■ Aim: Pictures are not part of the copy. Retype the lines from the first one through the line that contains "const ref = useRef<HTMLCanvasElement".

■ Dataset extract:

______________________________

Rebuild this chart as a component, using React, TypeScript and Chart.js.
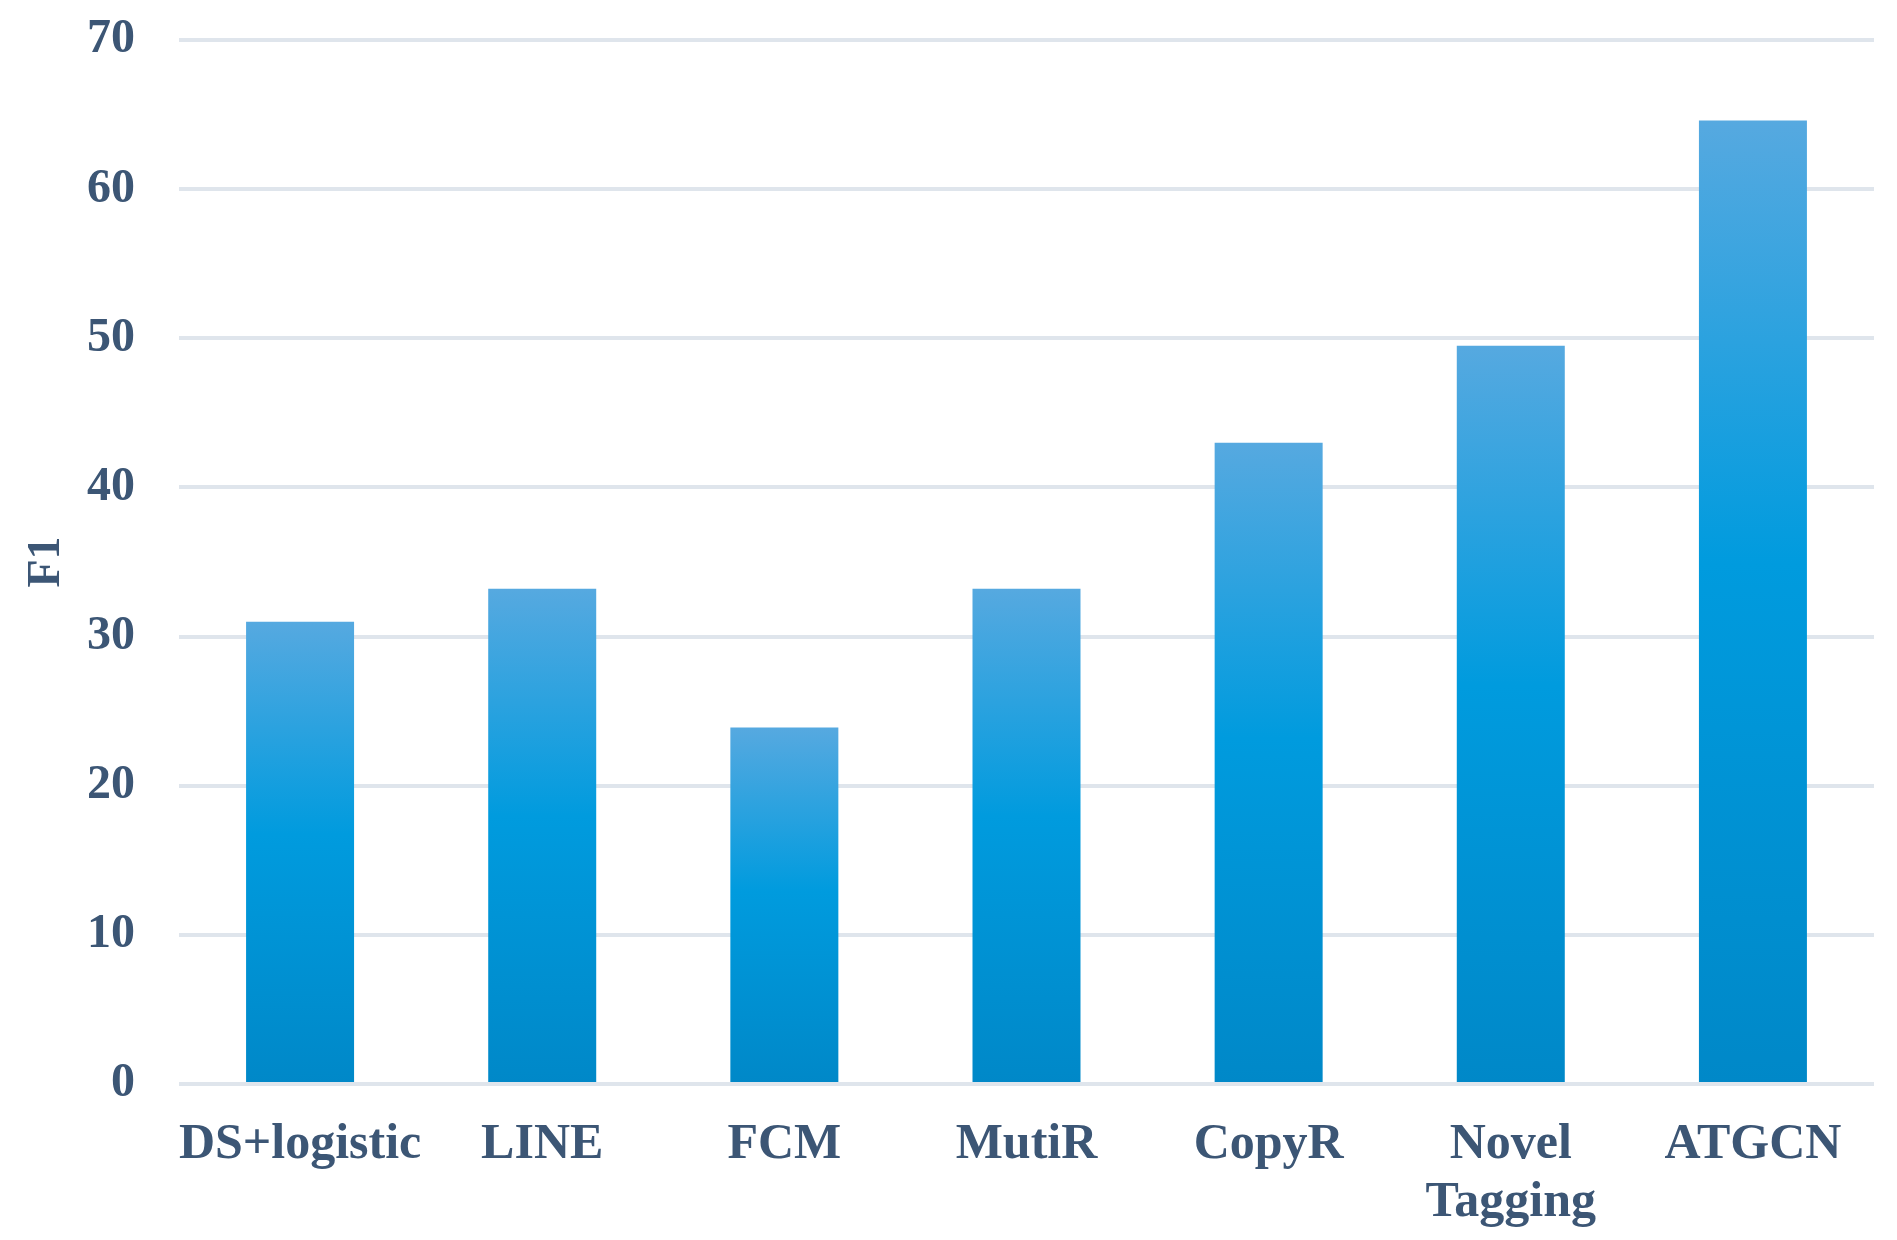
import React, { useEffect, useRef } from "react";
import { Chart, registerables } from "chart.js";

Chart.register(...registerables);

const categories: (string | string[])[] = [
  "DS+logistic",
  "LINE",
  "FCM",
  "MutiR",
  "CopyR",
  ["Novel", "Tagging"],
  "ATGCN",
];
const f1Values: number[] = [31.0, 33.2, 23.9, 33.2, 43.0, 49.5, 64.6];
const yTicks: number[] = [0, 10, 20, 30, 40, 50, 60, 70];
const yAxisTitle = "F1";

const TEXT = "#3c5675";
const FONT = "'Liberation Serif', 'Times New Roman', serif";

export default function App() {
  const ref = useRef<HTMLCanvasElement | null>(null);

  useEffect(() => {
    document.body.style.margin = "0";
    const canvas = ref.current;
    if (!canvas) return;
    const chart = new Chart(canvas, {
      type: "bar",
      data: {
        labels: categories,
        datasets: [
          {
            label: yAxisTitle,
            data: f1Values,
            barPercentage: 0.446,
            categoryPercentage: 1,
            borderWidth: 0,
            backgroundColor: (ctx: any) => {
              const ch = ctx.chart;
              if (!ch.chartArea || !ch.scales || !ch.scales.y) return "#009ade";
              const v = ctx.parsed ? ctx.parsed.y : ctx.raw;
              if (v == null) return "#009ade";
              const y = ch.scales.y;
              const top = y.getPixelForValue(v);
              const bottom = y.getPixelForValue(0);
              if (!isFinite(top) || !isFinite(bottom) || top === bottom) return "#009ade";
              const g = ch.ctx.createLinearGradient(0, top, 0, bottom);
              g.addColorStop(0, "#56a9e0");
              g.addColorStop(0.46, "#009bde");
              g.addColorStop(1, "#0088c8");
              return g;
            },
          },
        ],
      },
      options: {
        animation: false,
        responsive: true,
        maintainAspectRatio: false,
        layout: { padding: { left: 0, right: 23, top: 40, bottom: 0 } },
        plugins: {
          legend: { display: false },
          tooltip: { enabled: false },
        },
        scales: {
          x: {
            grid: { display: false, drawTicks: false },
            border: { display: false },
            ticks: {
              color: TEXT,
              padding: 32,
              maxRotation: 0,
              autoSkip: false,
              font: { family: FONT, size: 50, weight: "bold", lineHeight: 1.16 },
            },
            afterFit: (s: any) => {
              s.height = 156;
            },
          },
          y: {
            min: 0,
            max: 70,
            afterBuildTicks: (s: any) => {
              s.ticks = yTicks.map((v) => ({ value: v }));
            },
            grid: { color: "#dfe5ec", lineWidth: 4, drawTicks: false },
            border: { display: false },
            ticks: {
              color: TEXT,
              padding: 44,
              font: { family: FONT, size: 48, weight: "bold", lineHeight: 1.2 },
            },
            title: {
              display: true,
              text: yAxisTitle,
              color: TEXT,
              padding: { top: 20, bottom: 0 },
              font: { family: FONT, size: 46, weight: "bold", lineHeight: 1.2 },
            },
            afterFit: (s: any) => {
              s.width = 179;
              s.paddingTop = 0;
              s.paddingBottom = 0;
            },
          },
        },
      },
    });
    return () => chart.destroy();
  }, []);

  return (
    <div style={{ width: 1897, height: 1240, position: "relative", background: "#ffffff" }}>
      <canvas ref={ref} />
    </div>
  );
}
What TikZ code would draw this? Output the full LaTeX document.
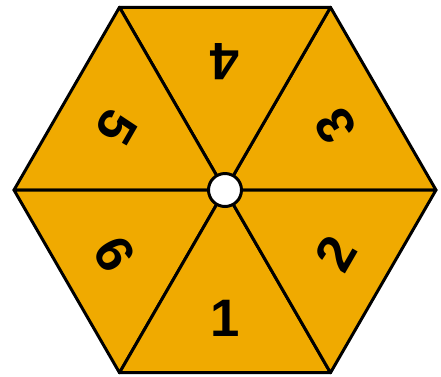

______________________________

■ Exercise response:
Rebuild this chart as a component, using React, TypeScript and Chart.js.
import React, { useEffect, useRef } from "react";
import { Chart, registerables } from "chart.js";

Chart.register(...registerables);

const categories: (string | string[])[] = [
  "DS+logistic",
  "LINE",
  "FCM",
  "MutiR",
  "CopyR",
  ["Novel", "Tagging"],
  "ATGCN",
];
const f1Values: number[] = [31.0, 33.2, 23.9, 33.2, 43.0, 49.5, 64.6];
const yTicks: number[] = [0, 10, 20, 30, 40, 50, 60, 70];
const yAxisTitle = "F1";

const TEXT = "#3c5675";
const FONT = "'Liberation Serif', 'Times New Roman', serif";

export default function App() {
  const ref = useRef<HTMLCanvasElement | null>(null);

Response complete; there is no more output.